For we do not have a High Priest who cannot sympathize with our weaknesses, but was in all points tempted as we are, yet without sin. (Heb 4:15)

As Christians, it is easy for us to forget the true significance of the Christmas story. We rightly remember the wonderful work of redemption and salvation that the Lord accomplished on the cross that was testified to by His resurrection. But we must not neglect the importance of the Christmas story. Christmas tells us that Jesus was born as a man, that He lived a life that was fully human and experienced the full extent of a life in a way similar to all of us. And this is the important message of this verse in Hebrews, that having experienced a life similar to ours, He fully understands both the joys and the sadnesses, the strengths and the weaknesses, the issues, struggles and challenges that we face and can come alongside us and strengthen, encourage and support us constantly! We no longer have to go through this life alone, but we have someone who can ‘sympathize with our weaknesses’.

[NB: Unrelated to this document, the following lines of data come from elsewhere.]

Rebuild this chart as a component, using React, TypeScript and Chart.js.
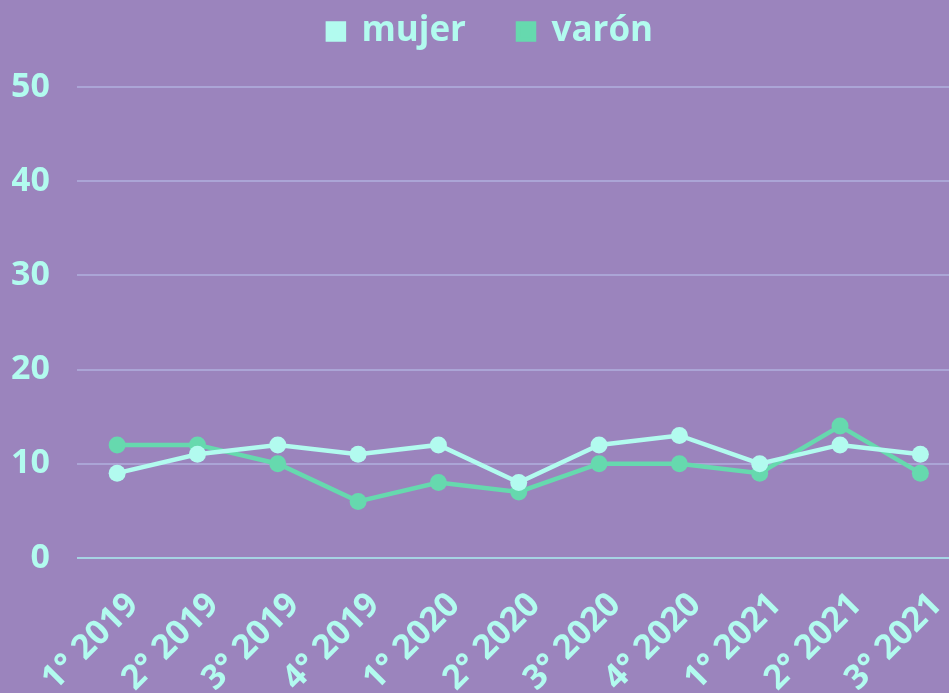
import React, { useEffect, useRef } from "react";
import { Chart, registerables } from "chart.js";

Chart.register(...registerables);

const categories = ["1° 2019", "2° 2019", "3° 2019", "4° 2019", "1° 2020", "2° 2020", "3° 2020", "4° 2020", "1° 2021", "2° 2021", "3° 2021"];
const mujer = [9, 11, 12, 11, 12, 8, 12, 13, 10, 12, 11];
const varon = [12, 12, 10, 6, 8, 7, 10, 10, 9, 14, 9];
const seriesNames = ["mujer", "varón"];
const yMin = 0;
const yMax = 50;
const yStep = 10;

const BG = "#9b84bd";
const TEXT = "#b2fbef";
const C_MUJER = "#b2fbef";
const C_VARON = "#66d9ae";
const FAMILY = "'Open Sans', 'Noto Sans', sans-serif";
const FONT = { family: FAMILY, size: 34, weight: "bold" as const };
const LEGEND_FONT = { family: FAMILY, size: 35, weight: "bold" as const };

export default function App() {
  const ref = useRef<HTMLCanvasElement | null>(null);
  useEffect(() => {
    document.body.style.margin = "0";
    document.body.style.overflow = "hidden";
    const chart = new Chart(ref.current!, {
      type: "line",
      data: {
        labels: categories,
        datasets: [
          {
            label: seriesNames[0],
            data: mujer,
            borderColor: C_MUJER,
            backgroundColor: C_MUJER,
            borderWidth: 4.5,
            pointRadius: 8.5,
            pointBorderWidth: 0,
            tension: 0,
          },
          {
            label: seriesNames[1],
            data: varon,
            borderColor: C_VARON,
            backgroundColor: C_VARON,
            borderWidth: 4.5,
            pointRadius: 8.5,
            pointBorderWidth: 0,
            tension: 0,
          },
        ],
      },
      options: {
        animation: false,
        responsive: true,
        maintainAspectRatio: false,
        layout: { padding: { top: -38, left: 12, right: 0, bottom: 0 } },
        plugins: {
          legend: {
            display: true,
            position: "top",
            labels: {
              color: TEXT,
              font: LEGEND_FONT,
              boxWidth: 16,
              boxHeight: 16,
              padding: 52,
            },
          },
          title: {
            display: true,
            text: "",
            weight: 500,
            font: { size: 1 },
            padding: { top: 0, bottom: 27 },
          },
          tooltip: { enabled: false },
        },
        scales: {
          x: {
            offset: true,
            grid: { display: false },
            border: { display: false },
            ticks: { color: TEXT, font: FONT, minRotation: 45, maxRotation: 45, padding: 19, labelOffset: 16 },
          },
          y: {
            min: yMin,
            max: yMax,
            afterFit: (s: any) => { s.width = 65; },
            grid: {
              drawTicks: false,
              lineWidth: 2,
              color: (c: any) => (c.tick && c.tick.value === 0 ? "#a6d3e3" : "#aba5d6"),
            },
            border: { display: false },
            ticks: { stepSize: yStep, color: TEXT, font: FONT, padding: 27 },
          },
        },
      },
    });
    return () => chart.destroy();
  }, []);
  return (
    <div style={{ position: "fixed", left: 0, top: 0, width: 949, height: 693, overflow: "hidden", background: BG }}>
      <div style={{ position: "absolute", left: 0, top: 0, width: 969, height: 718 }}>
        <canvas ref={ref} />
      </div>
    </div>
  );
}
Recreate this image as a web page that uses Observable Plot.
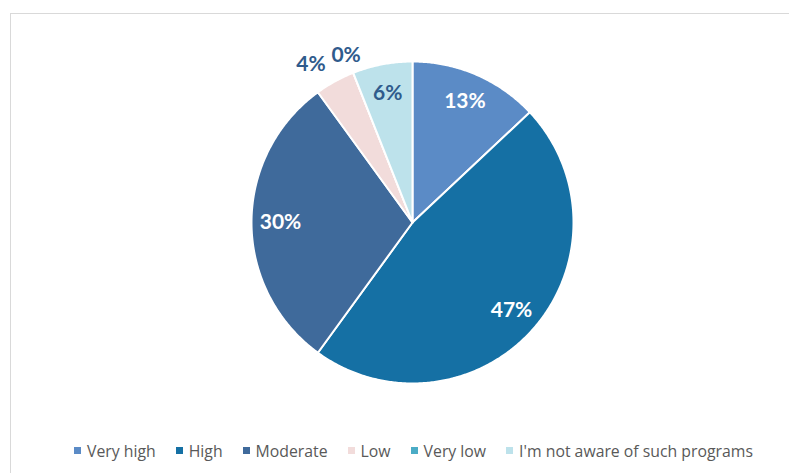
<!DOCTYPE html>
<html><head><meta charset="utf-8">
<script src="https://cdn.jsdelivr.net/npm/d3@7"></script>
<script src="https://cdn.jsdelivr.net/npm/@observablehq/plot@0.6"></script>
<style>
html,body{margin:0;padding:0;background:#fff;overflow:hidden;width:789px;height:473px;}
#frame{position:absolute;left:10px;top:13px;width:820px;height:500px;border:1px solid #d9d9d9;box-sizing:border-box;}
#chart{position:absolute;left:11px;top:14px;}
#legend{position:absolute;left:74px;top:434px;white-space:nowrap;}
.lg-swatch{margin-right:20px !important;}
.lg-swatch > svg{margin-right:6px !important;}
</style>
</head><body>
<div id="frame"></div>
<div id="chart"></div>
<div id="legend"></div>
<script>
// Data
const categories = ["Very high", "High", "Moderate", "Low", "Very low", "I'm not aware of such programs"];
const values = [13, 47, 30, 4, 0, 6];
const labels = ["13%", "47%", "30%", "4%", "0%", "6%"];

// Palette
const colors = ["#5b8bc6", "#1570a4", "#3f6a9b", "#f2dcdb", "#4bacc6", "#bde2eb"];
const darkLabel = "#2f5b8c";

const arcs = d3.pie().sort(null).value(d => d)(values);

// slice polygons sampled along the arcs
const slicePts = [];
arcs.forEach((a, i) => {
  const cat = categories[i];
  slicePts.push({cat, x: 0, y: 0});
  const n = Math.max(1, Math.ceil((a.endAngle - a.startAngle) / (Math.PI / 360)));
  for (let k = 0; k <= n; k++) {
    const t = a.startAngle + (a.endAngle - a.startAngle) * k / n;
    slicePts.push({cat, x: Math.sin(t), y: Math.cos(t)});
  }
  slicePts.push({cat, x: 0, y: 0});
});

const labelData = arcs.map((a, i) => {
  const mid = (a.startAngle + a.endAngle) / 2;
  const inside = values[i] >= 5;
  const r = inside ? 0.82 : 1.12;
  const dark = inside && d3.hsl(colors[i]).l < 0.6;
  const sx = Math.sin(mid);
  const anchor = !inside && sx < -0.45 ? "end" : "middle";
  return {label: labels[i], x: r * sx, y: r * Math.cos(mid), white: dark, anchor};
});

const textOpts = {x: "x", y: "y", text: "label", fontSize: 21, fontWeight: "bold"};

const chart = Plot.plot({
  width: 778,
  height: 400,
  marginLeft: 240,
  marginRight: 216,
  marginTop: 47,
  marginBottom: 31,
  x: {domain: [-1, 1], axis: null},
  y: {domain: [-1, 1], axis: null},
  color: {type: "ordinal", domain: categories, range: colors},
  style: {fontFamily: "Lato", background: "transparent", overflow: "visible"},
  marks: [
    Plot.line(slicePts, {x: "x", y: "y", z: "cat", fill: "cat", stroke: "white", strokeWidth: 2, strokeLinejoin: "round"}),
    Plot.text(labelData.filter(d => d.white), {...textOpts, fill: "white"}),
    Plot.text(labelData.filter(d => !d.white && d.anchor === "middle"), {...textOpts, fill: darkLabel}),
    Plot.text(labelData.filter(d => !d.white && d.anchor === "end"), {...textOpts, fill: darkLabel, textAnchor: "end"})
  ]
});
document.getElementById("chart").appendChild(chart);

const legend = Plot.legend({
  color: {type: "ordinal", domain: categories, range: colors},
  swatchSize: 7,
  className: "lg",
  style: {fontFamily: "'Open Sans'", fontSize: "15.8px", color: "#595959"}
});
document.getElementById("legend").appendChild(legend);
</script>
</body></html>
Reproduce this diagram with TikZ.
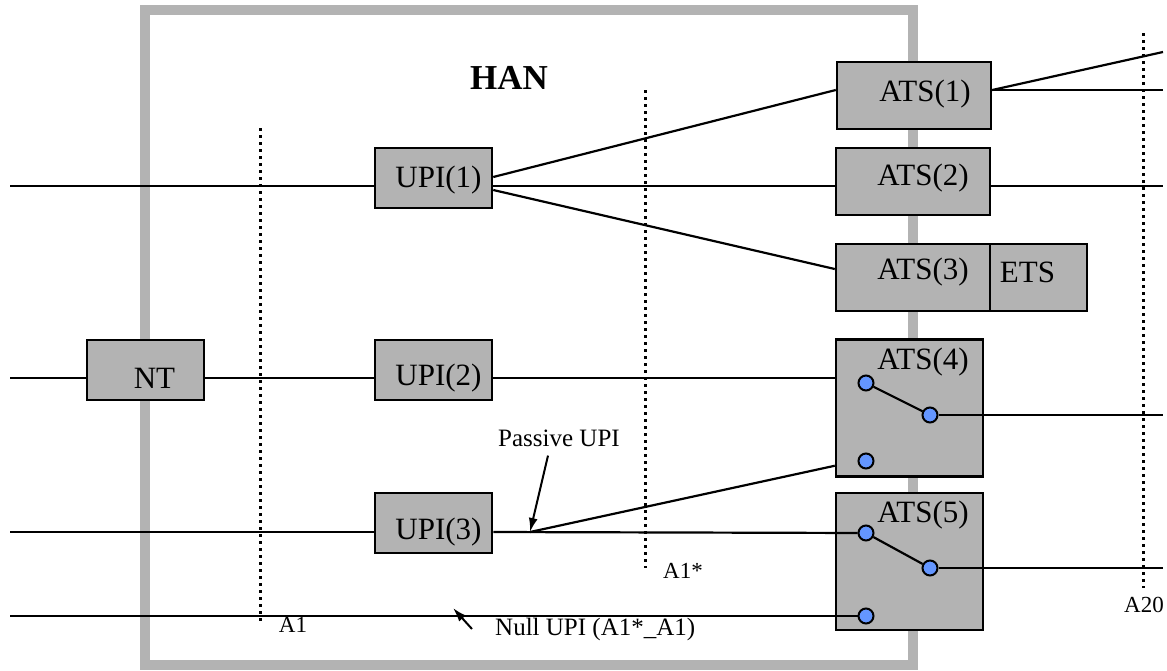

There is a second point that we must pay attention to about His humanity. The writers of the New Testament were constantly at pains to emphasise that He was a man. John records Pilate, referring to Jesus, saying, "Behold the Man!" (Joh 19:5) and Paul writing about the Lord’s mediating work writes, “the Man Christ Jesus” (1Ti 2:5). In Philippians, Paul explains that [Jesus] emptied himself (Phil 2:7) as He came to earth. This does not mean that He somehow gave up His divinity when He came, but that He deliberately laid aside His divine powers and lived on this earth as any ordinary man or woman. And He lived this way ‘yet without sin’. He lived a life in the manner which God had originally intended Adam to live. He lived a life without sin, to demonstrate that for an ordinary human being this was possible, even in the worst of circumstances.

At first sight this is a glorious testimony, but as we meditate upon it further, it can bring a realisation of despair. If He could live like that, then I too can be expected to live in a similar manner. But try as I might, I don’t! And this brings into focus the third aspect of the wonder of Christmas. Not only did Jesus come and live a perfect life, fulfilling all that God had wanted for mankind, but through His death and resurrection, He made it possible to give to us the life that He had lived. He could share with us the power to live in the way that He lived, that we would no longer be subject to the weaknesses of our flesh, but able to live in the power of His life.

Christmas truly is the hope for mankind, but not just for mankind, but for me, individually! Have you received this hope in your heart, today?